What does this mean - well it helps make sense of why depression and anxiety are so commonly found together - since we know anxiety is a byproduct of the amygdala - more on that next month.
Essentially in anxiety amagdaly fires, you freak out and you stay freaked out. Depression is that Episode 4 of Season 1 or Episode 2-3 of Season 1 - you just start to give up. You are the yolked dog who just keeps taking the shock. And it starts to feel like you have no way to stop it and no way to get out of it, because you’ve stopped having any control over how to avoid the shock. You just ruminate on how much the shock sucks, because that’s the only tool your brain has left - just survive somehow. Until its too much and you can’t take shocks anymore and death starts to look like the only way you can make it stop.
We want to learn WHY we do what we do as humans, and we’ve looked to the brain for explanations…
**BREAK**
PART 4: TAKEAWAYS (10-15 minutes)
Takeaways - talking about suicide does not make someone more likely to commit it. Talking about it is super important.

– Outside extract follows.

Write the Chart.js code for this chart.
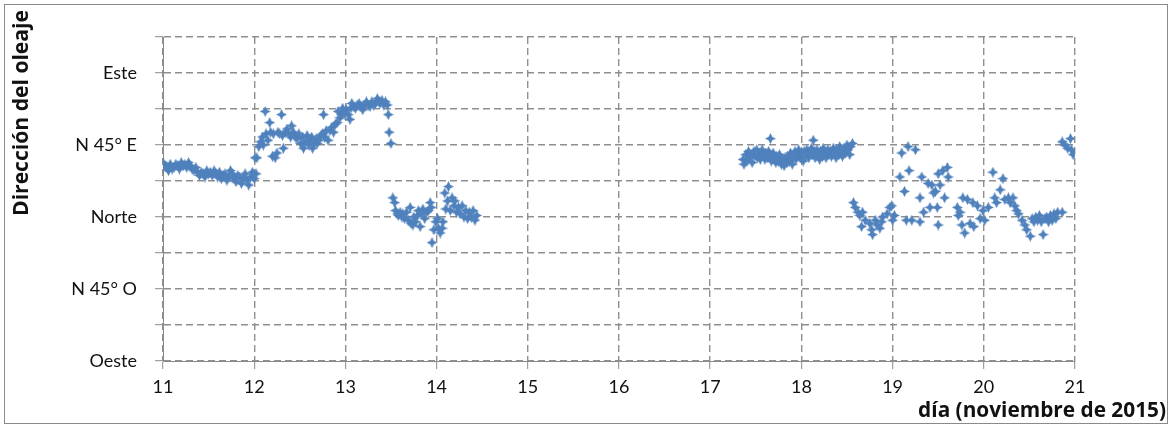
<!DOCTYPE html>
<html lang="es">
<head>
<meta charset="utf-8">
<title>Dirección del oleaje</title>
<script src="https://cdn.jsdelivr.net/npm/chart.js@4/dist/chart.umd.min.js"></script>
<style>
  html, body { margin: 0; padding: 0; background: #fff; }
  #wrap { position: relative; width: 1172px; height: 427px; }
</style>
</head>
<body>
<div id="wrap"><canvas id="c" width="1172" height="427"></canvas></div>
<script>
// Dirección: 0 = Norte, +90 = Este, -90 = Oeste (grados)
// Cada punto: [día de noviembre de 2015, dirección]

const tramo11a12 = [
  [11.00,34],[11.02,32],[11.04,31],[11.06,29],[11.08,33],[11.10,30],[11.12,31],[11.14,33],
  [11.16,32],[11.18,30],[11.20,34],[11.22,32],[11.24,33],[11.26,31],[11.28,34],[11.30,32],
  [11.32,30],[11.34,29],[11.36,31],[11.38,28],[11.40,26],[11.42,28],[11.44,27],[11.46,25],
  [11.48,29],[11.50,27],[11.52,28],[11.54,26],[11.56,29],[11.58,27],[11.60,25],[11.62,28],
  [11.64,24],[11.66,26],[11.68,27],[11.70,23],[11.72,25],[11.74,29],[11.76,27],[11.78,24],
  [11.80,22],[11.82,26],[11.84,25],[11.86,21],[11.88,24],[11.90,27],[11.92,23],[11.94,20],
  [11.96,25],[11.98,28],[12.00,24],[12.01,37],[12.02,27]
];

const tramo12a13 = [
  [12.03,37],[12.05,44],[12.07,47],[12.09,50],[12.10,45],[12.12,66],[12.13,52],[12.15,48],
  [12.17,59],[12.18,53],[12.20,38],[12.21,52],[12.23,37],[12.25,40],[12.26,53],[12.28,52],
  [12.30,64],[12.31,51],[12.32,43],[12.34,53],[12.36,55],[12.38,52],[12.40,50],[12.41,57],
  [12.43,53],[12.45,50],[12.47,49],[12.49,52],[12.51,46],[12.53,50],[12.54,43],[12.56,47],
  [12.58,51],[12.60,45],[12.61,48],[12.63,50],[12.64,43],[12.66,46],[12.68,49],[12.69,46],
  [12.71,48],[12.73,51],[12.75,52],[12.76,64],[12.77,50],[12.79,54],[12.81,48],[12.83,54],
  [12.85,56],[12.87,53],[12.89,58],[12.91,59],[12.92,66],[12.94,62],[12.96,64],[12.97,68],
  [12.99,65],[13.01,67],[13.03,64],[13.05,61],[13.06,68],[13.07,71],[13.09,69],[13.11,68],
  [13.13,70],[13.15,71],[13.17,69],[13.19,67],[13.21,70],[13.23,72],[13.25,70],[13.27,69],
  [13.29,72],[13.31,70],[13.33,71],[13.35,74],[13.37,72],[13.38,71],[13.40,73],[13.42,70],
  [13.44,72],[13.46,70],[13.47,64],[13.48,53],[13.50,46]
];

const tramo13a14 = [
  [13.52,12],[13.54,9],[13.55,4],[13.57,2],[13.58,1],[13.60,3],[13.62,0],[13.63,2],
  [13.65,-1],[13.67,3],[13.69,-2],[13.71,6],[13.72,-4],[13.74,-5],[13.75,0],[13.77,-3],
  [13.79,1],[13.80,4],[13.82,-6],[13.84,2],[13.85,5],[13.87,-1],[13.89,3],[13.91,4],
  [13.93,9],[13.94,6],[13.95,-16],[13.97,-8],[13.99,-3],[14.01,-1],[14.02,-7],[14.04,-10],
  [14.06,-7],[14.07,-3],[14.09,15],[14.10,5],[14.12,10],[14.13,19],[14.15,4],[14.17,12],
  [14.19,7],[14.20,10],[14.22,3],[14.24,6],[14.26,2],[14.28,7],[14.30,0],[14.32,4],
  [14.34,-1],[14.36,3],[14.38,0],[14.40,4],[14.42,-2],[14.44,1]
];

const tramo17a18 = [
  [17.36,36],[17.37,33],[17.39,39],[17.40,35],[17.42,41],[17.43,37],[17.45,39],[17.46,34],
  [17.48,41],[17.49,38],[17.51,42],[17.52,37],[17.54,40],[17.55,36],[17.57,42],[17.58,39],
  [17.60,36],[17.61,40],[17.63,37],[17.64,41],[17.66,49],[17.66,38],[17.67,35],[17.69,40],
  [17.70,36],[17.72,34],[17.73,38],[17.75,35],[17.76,39],[17.78,33],[17.79,36],[17.81,32],
  [17.82,37],[17.84,34],[17.85,38],[17.87,35],[17.88,40],[17.90,33],[17.91,37],[17.93,41],
  [17.94,36],[17.96,39],[17.97,42],[17.99,37],[18.00,40],[18.02,35],[18.03,41],[18.05,38],
  [18.06,42],[18.08,37],[18.09,40],[18.11,43],[18.12,39],[18.13,48],[18.14,41],[18.15,37],
  [18.17,42],[18.18,39],[18.20,36],[18.21,41],[18.23,38],[18.24,43],[18.26,40],[18.27,37],
  [18.29,42],[18.30,39],[18.32,41],[18.33,38],[18.35,43],[18.36,40],[18.38,37],[18.39,42],
  [18.41,39],[18.42,44],[18.44,41],[18.45,38],[18.47,43],[18.48,40],[18.50,45],[18.51,42],
  [18.53,39],[18.54,44],[18.56,46]
];

const tramo18a21 = [
  [18.57,9],[18.59,6],[18.62,3],[18.64,1],[18.66,-6],[18.67,3],[18.70,-2],[18.75,-4],
  [18.77,-8],[18.78,-11],[18.81,-2],[18.83,-5],[18.86,-7],[18.88,-3],[18.89,0],[18.94,2],
  [18.97,6],[18.99,7],[19.00,-2],[19.02,1],[19.08,25],[19.10,40],[19.13,16],[19.15,-2],
  [19.17,44],[19.18,29],[19.21,-2],[19.25,42],[19.30,-3],[19.30,12],[19.32,25],[19.34,3],
  [19.39,21],[19.41,6],[19.43,20],[19.45,15],[19.47,16],[19.49,6],[19.50,27],[19.50,-5],
  [19.52,20],[19.55,29],[19.57,12],[19.60,31],[19.61,25],[19.71,6],[19.72,1],[19.74,3],
  [19.76,-5],[19.77,12],[19.79,-10],[19.82,11],[19.85,-4],[19.88,9],[19.89,-6],[19.93,7],
  [19.96,-1],[19.99,4],[20.01,-2],[20.05,6],[20.10,28],[20.12,12],[20.14,9],[20.18,17],
  [20.21,24],[20.23,11],[20.27,12],[20.29,9],[20.32,12],[20.34,7],[20.36,4],[20.38,2],
  [20.42,-2],[20.45,-5],[20.47,-8],[20.51,-12],[20.53,-1],[20.55,-3],[20.57,0],[20.59,-2],
  [20.61,1],[20.63,-3],[20.65,-11],[20.67,-1],[20.69,0],[20.71,-3],[20.73,1],[20.75,-2],
  [20.77,2],[20.79,-1],[20.81,3],[20.86,3],
  [20.86,47],[20.89,45],[20.92,43],[20.95,49],[20.96,42],[20.98,39]
];

// Eje Y: valores con etiqueta
const yTickValues = [90, 45, 0, -45, -90];
const yTickLabels = ['Este', 'N 45° E', 'Norte', 'N 45° O', 'Oeste'];
// Eje X: días
const xTickValues = [11, 12, 13, 14, 15, 16, 17, 18, 19, 20, 21];

const yTitle = 'Dirección del oleaje';
const xTitle = 'día (noviembre de 2015)';

const markerColor = '#4F81BD';
const gridColor = '#8f8f8f';
const axisColor = '#8a8a8a';
const textColor = '#111';
const labelFont = 'Lato, "Liberation Sans", sans-serif';
const titleFont = '"Open Sans", Lato, sans-serif';

// Marcador en forma de estrella de cuatro puntas
function starMarker(size, color) {
  const cv = document.createElement('canvas');
  cv.width = size; cv.height = size;
  const g = cv.getContext('2d');
  const c = size / 2, r = size / 2, ri = size * 0.24;
  g.fillStyle = color;
  g.beginPath();
  for (let i = 0; i < 8; i++) {
    const a = -Math.PI / 2 + i * Math.PI / 4;
    const rr = i % 2 === 0 ? r : ri;
    const px = c + rr * Math.cos(a), py = c + rr * Math.sin(a);
    if (i === 0) g.moveTo(px, py); else g.lineTo(px, py);
  }
  g.closePath();
  g.fill();
  return cv;
}

const puntos = [].concat(tramo11a12, tramo12a13, tramo13a14, tramo17a18, tramo18a21)
  .map(([x, y]) => ({ x, y }));

// Ajusta el tamaño de letra para que el texto ocupe el ancho indicado
function fitFont(ctx, text, weight, family, width) {
  ctx.font = weight + ' 20px ' + family;
  const w = ctx.measureText(text).width;
  return weight + ' ' + (20 * width / w).toFixed(2) + 'px ' + family;
}

const marcoYTitulos = {
  id: 'marcoYTitulos',
  beforeDraw(chart) {
    const ctx = chart.ctx;
    ctx.save();
    ctx.fillStyle = '#fff';
    ctx.fillRect(0, 0, chart.width, chart.height);
    ctx.restore();
  },
  afterDraw(chart) {
    const ctx = chart.ctx;
    ctx.save();
    ctx.strokeStyle = '#8a8a8a';
    ctx.lineWidth = 1;
    ctx.strokeRect(4.5, 4.5, 1163, 419);

    ctx.fillStyle = textColor;
    ctx.font = fitFont(ctx, yTitle, 'bold', titleFont, 206);
    ctx.textAlign = 'center';
    ctx.textBaseline = 'middle';
    ctx.save();
    ctx.translate(22, 113);
    ctx.rotate(-Math.PI / 2);
    ctx.fillText(yTitle, 0, 0);
    ctx.restore();

    ctx.font = fitFont(ctx, xTitle, 'bold', titleFont, 248);
    ctx.textAlign = 'right';
    ctx.textBaseline = 'alphabetic';
    ctx.fillText(xTitle, 1166, 417);
    ctx.restore();
  }
};

new Chart(document.getElementById('c'), {
  type: 'scatter',
  data: {
    datasets: [{
      data: puntos,
      pointStyle: starMarker(11, markerColor),
      pointRadius: 5.5,
      pointHoverRadius: 5.5,
      backgroundColor: markerColor,
      borderColor: markerColor,
      showLine: false
    }]
  },
  options: {
    responsive: false,
    animation: false,
    events: [],
    layout: { padding: { top: 37, right: 97, left: 0, bottom: 0 } },
    plugins: { legend: { display: false }, tooltip: { enabled: false } },
    scales: {
      x: {
        type: 'linear',
        min: 11, max: 21,
        afterBuildTicks(s) { s.ticks = xTickValues.map(v => ({ value: v })); },
        afterFit(s) { s.height = 66; },
        ticks: {
          color: textColor,
          font: { family: labelFont, size: 18 },
          padding: 7,
          maxRotation: 0,
          autoSkip: false,
          callback: v => String(v)
        },
        grid: {
          color: gridColor, lineWidth: 1.4,
          tickLength: 8, tickColor: axisColor, tickWidth: 1, tickBorderDash: []
        },
        border: { display: true, color: axisColor, width: 1, dash: [7, 4] }
      },
      y: {
        type: 'linear',
        min: -90, max: 112.5,
        ticks: {
          stepSize: 22.5,
          color: textColor,
          font: { family: labelFont, size: 18 },
          padding: 18,
          autoSkip: false,
          callback: v => {
            const i = yTickValues.indexOf(v);
            return i >= 0 ? yTickLabels[i] : '';
          }
        },
        afterFit(s) { s.width = 163; },
        grid: {
          color: gridColor, lineWidth: 1.4,
          tickLength: 8, tickColor: axisColor, tickWidth: 1, tickBorderDash: []
        },
        border: { display: true, color: axisColor, width: 1, dash: [7, 4] }
      }
    }
  },
  plugins: [marcoYTitulos]
});
</script>
</body>
</html>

De Raedt and Koster argue that actions to learn more about might be mindfulness-based cognitive therapy, due to its potential to control thoughts, have an impact on our DLPFC, and help to stop rumination. There is some research on repetitive transcranial magnetic stimulation. Not a surprise to anyone except insurance companies but there is an argument for both medication and therapy - largely due to reducing remission, but arguing that there needs to be more work on attention control.
Panksepp argues a lot for an increase in play, specifically in adults with depression because it utilizes a positive affect system in the brain. We, in our current culture, often don’t hold up that absolute power of ply and even in mental health it's not looked at past a certain point (play therapy is valued in children because it's their first language, and providing care without that language to someone so young is very hard) but Panksepp is arguing for the expansion of this work to help recontextualize these ‘scars’ from depression.
Bar argues to remember that likely what leads to depression is evolutionary based (remember brains want to you be safe, not happy) so this is part of learning how to do what I used to call getting you off autopilot. Bar is discussing this within changing your associations and is also arguing around noticing when you are ruminating and learning how to not ruminate. Sometimes just by distraction, but warns that we need to change the association or the distraction doesn’t work long term. Bar also hints at the trauma and depression potentially being linked
On a quick thought - studies are suggesting that honestly just reading very quickly. Doesn’t matter the content, the act can make you feel more positive “Reading causes the activation of concepts, and, presumably, faster reading activates more concepts” this could assist in broad association activation - hard to ruminate when there is so much in your head, and it’s mentally demanding meaning it makes for a good distraction.
Since I went after insurance, I’m also going to go after therapy. Bar cites that CBT has been noted for a long time as a treatment for depression. Specifically, the work is helping patients identify thoughts that are connected to negative feelings and learn how to distance those thoughts, and learn when their brain works against them. Bar argues although this has some success, more so when coupled with medication, it's important to remember the high level of functioning and ability to do introspection and whether this is going to work on a large number of patients.